Some basic considerations concerning the sensitivity of sputter ion mass spectrometers

Abstract

The importance of proper phase space matching of source emittance and analyzer acceptance to achieve maximum sensitivity in sputter ion mass spectrometers is emphasized. Quantitative relations between transmitted current and instrument parameters are given. In an optimized instrument ion currents of the order of microamperes can be expected from large samples. Using low background detection systems a dynamic current range of 14 orders of magnitude is achievable. Under ideal conditions this corresponds to the detectability of bulk impurities with concentrations between 10 −3 and 10 −6 p.p.b., depending on the element.
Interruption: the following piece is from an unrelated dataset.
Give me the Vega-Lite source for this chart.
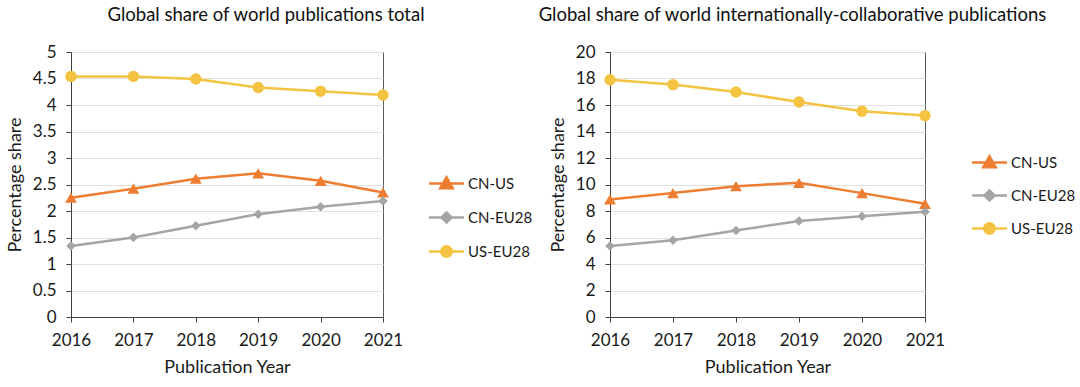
{
  "$schema": "https://vega.github.io/schema/vega-lite/v6.json",
  "background": "white",
  "padding": {"left": 5, "top": 5, "right": 5, "bottom": 5},
  "spacing": 3,
  "config": {
    "font": "Lato",
    "view": {"stroke": "#595959", "strokeWidth": 1},
    "title": {"fontSize": 18.5, "fontWeight": "normal", "color": "#111111", "font": "Lato"},
    "axis": {
      "labelFont": "Lato", "titleFont": "Lato",
      "labelFontSize": 17, "titleFontSize": 18, "titleFontWeight": "normal",
      "labelColor": "#1a1a1a", "titleColor": "#1a1a1a",
      "domainColor": "#404040", "tickColor": "#404040", "tickSize": 5
    },
    "axisY": {"grid": true, "gridColor": "#E0E0E0", "labelPadding": 10, "titlePadding": 8},
    "axisX": {"grid": false, "labelAngle": 0, "labelPadding": 10, "titlePadding": 10},
    "legend": {
      "labelFont": "Lato", "labelFontSize": 15, "labelColor": "#1a1a1a",
      "symbolType": {"expr": "datum.value === 'CN-US' ? 'M-3.5,0H3.5M0,-1.25L1.25,0.95L-1.25,0.95Z' : datum.value === 'CN-EU28' ? 'M-3.5,0H3.5M0,-1L1,0L0,1L-1,0Z' : 'M-3.5,0H3.5M1.05,0A1.05,1.05,0,1,1,-1.05,0A1.05,1.05,0,1,1,1.05,0Z'"},
      "symbolStrokeColor": {"expr": "datum.value === 'CN-US' ? '#ED7D31' : datum.value === 'CN-EU28' ? '#A5A5A5' : '#F5C342'"},
      "symbolFillColor": {"expr": "datum.value === 'CN-US' ? '#ED7D31' : datum.value === 'CN-EU28' ? '#A5A5A5' : '#F5C342'"},
      "symbolStrokeWidth": 2.5,
      "symbolOpacity": 1
    }
  },
  "resolve": {"scale": {"color": "independent"}, "legend": {"color": "independent"}},
  "datasets": {
    "total": [
      {"year": "2016", "series": "CN-US", "value": 2.25},
      {"year": "2017", "series": "CN-US", "value": 2.42},
      {"year": "2018", "series": "CN-US", "value": 2.61},
      {"year": "2019", "series": "CN-US", "value": 2.71},
      {"year": "2020", "series": "CN-US", "value": 2.57},
      {"year": "2021", "series": "CN-US", "value": 2.35},
      {"year": "2016", "series": "CN-EU28", "value": 1.34},
      {"year": "2017", "series": "CN-EU28", "value": 1.50},
      {"year": "2018", "series": "CN-EU28", "value": 1.72},
      {"year": "2019", "series": "CN-EU28", "value": 1.94},
      {"year": "2020", "series": "CN-EU28", "value": 2.08},
      {"year": "2021", "series": "CN-EU28", "value": 2.19},
      {"year": "2016", "series": "US-EU28", "value": 4.54},
      {"year": "2017", "series": "US-EU28", "value": 4.54},
      {"year": "2018", "series": "US-EU28", "value": 4.49},
      {"year": "2019", "series": "US-EU28", "value": 4.33},
      {"year": "2020", "series": "US-EU28", "value": 4.26},
      {"year": "2021", "series": "US-EU28", "value": 4.19}
    ],
    "collab": [
      {"year": "2016", "series": "CN-US", "value": 8.87},
      {"year": "2017", "series": "CN-US", "value": 9.35},
      {"year": "2018", "series": "CN-US", "value": 9.87},
      {"year": "2019", "series": "CN-US", "value": 10.13},
      {"year": "2020", "series": "CN-US", "value": 9.35},
      {"year": "2021", "series": "CN-US", "value": 8.54},
      {"year": "2016", "series": "CN-EU28", "value": 5.35},
      {"year": "2017", "series": "CN-EU28", "value": 5.80},
      {"year": "2018", "series": "CN-EU28", "value": 6.53},
      {"year": "2019", "series": "CN-EU28", "value": 7.24},
      {"year": "2020", "series": "CN-EU28", "value": 7.61},
      {"year": "2021", "series": "CN-EU28", "value": 7.94},
      {"year": "2016", "series": "US-EU28", "value": 17.91},
      {"year": "2017", "series": "US-EU28", "value": 17.54},
      {"year": "2018", "series": "US-EU28", "value": 16.98},
      {"year": "2019", "series": "US-EU28", "value": 16.23},
      {"year": "2020", "series": "US-EU28", "value": 15.53},
      {"year": "2021", "series": "US-EU28", "value": 15.20}
    ]
  },
  "hconcat": [
    {
      "width": 312,
      "height": 265,
      "title": {"text": "Global share of world publications total", "dx": 39, "offset": 19},
      "data": {"name": "total"},
      "encoding": {
        "x": {"field": "year", "type": "ordinal", "scale": {"type": "point", "padding": 0}, "axis": {"title": "Publication Year"}},
        "y": {"field": "value", "type": "quantitative", "scale": {"domain": [0, 5]}, "axis": {"title": "Percentage share", "format": ".1~f", "values": [0, 0.5, 1, 1.5, 2, 2.5, 3, 3.5, 4, 4.5, 5]}},
        "color": {
          "field": "series", "type": "nominal",
          "scale": {"domain": ["CN-US", "CN-EU28", "US-EU28"], "range": ["#ED7D31", "#A5A5A5", "#F5C342"]},
          "legend": {"title": null, "orient": "none", "legendX": 368, "legendY": 124, "symbolSize": 100, "labelOffset": 14, "rowPadding": 13}
        }
      },
      "layer": [
        {"mark": {"type": "line", "strokeWidth": 2.5}},
        {"transform": [{"filter": "datum.series === 'CN-US'"}], "mark": {"type": "point", "filled": true, "opacity": 1, "shape": "triangle-up", "size": 140}},
        {"transform": [{"filter": "datum.series === 'CN-EU28'"}], "mark": {"type": "point", "filled": true, "opacity": 1, "shape": "diamond", "size": 90}},
        {"transform": [{"filter": "datum.series === 'US-EU28'"}], "mark": {"type": "point", "filled": true, "opacity": 1, "shape": "circle", "size": 130}}
      ]
    },
    {
      "width": 315,
      "height": 265,
      "title": {"text": "Global share of world internationally-collaborative publications", "dx": 25, "offset": 19},
      "data": {"name": "collab"},
      "encoding": {
        "x": {"field": "year", "type": "ordinal", "scale": {"type": "point", "padding": 0}, "axis": {"title": "Publication Year"}},
        "y": {"field": "value", "type": "quantitative", "scale": {"domain": [0, 20]}, "axis": {"title": "Percentage share", "format": "d", "values": [0, 2, 4, 6, 8, 10, 12, 14, 16, 18, 20]}},
        "color": {
          "field": "series", "type": "nominal",
          "scale": {"domain": ["CN-US", "CN-EU28", "US-EU28"], "range": ["#ED7D31", "#A5A5A5", "#F5C342"]},
          "legend": {"title": null, "orient": "none", "legendX": 372, "legendY": 103, "symbolSize": 100, "labelOffset": 14, "rowPadding": 12}
        }
      },
      "layer": [
        {"mark": {"type": "line", "strokeWidth": 2.5}},
        {"transform": [{"filter": "datum.series === 'CN-US'"}], "mark": {"type": "point", "filled": true, "opacity": 1, "shape": "triangle-up", "size": 140}},
        {"transform": [{"filter": "datum.series === 'CN-EU28'"}], "mark": {"type": "point", "filled": true, "opacity": 1, "shape": "diamond", "size": 90}},
        {"transform": [{"filter": "datum.series === 'US-EU28'"}], "mark": {"type": "point", "filled": true, "opacity": 1, "shape": "circle", "size": 130}}
      ]
    }
  ]
}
Depth gradients of p.p.b.-impurities can be measured with a material consumption corresponding to a single monolayer of sample. Physical processes and not sensitivity problems ultimately limit the depth resolution. The statistical nature of sputtering seems to set this limit at 10–15 atomic layers at the surface and even higher than that as surface erosion progresses. For small samples the trace sensitivity is proportional to the projected area. For a 1 μm diameter particle, sensitivity limits are characteristically of the order of 1 p.p.m. In the limit an impurity (continuously distributed over a few atomic layers or in the form of an inclusion) can be identified with 10% accuracy if it contains at least 10 4 atoms of one kind.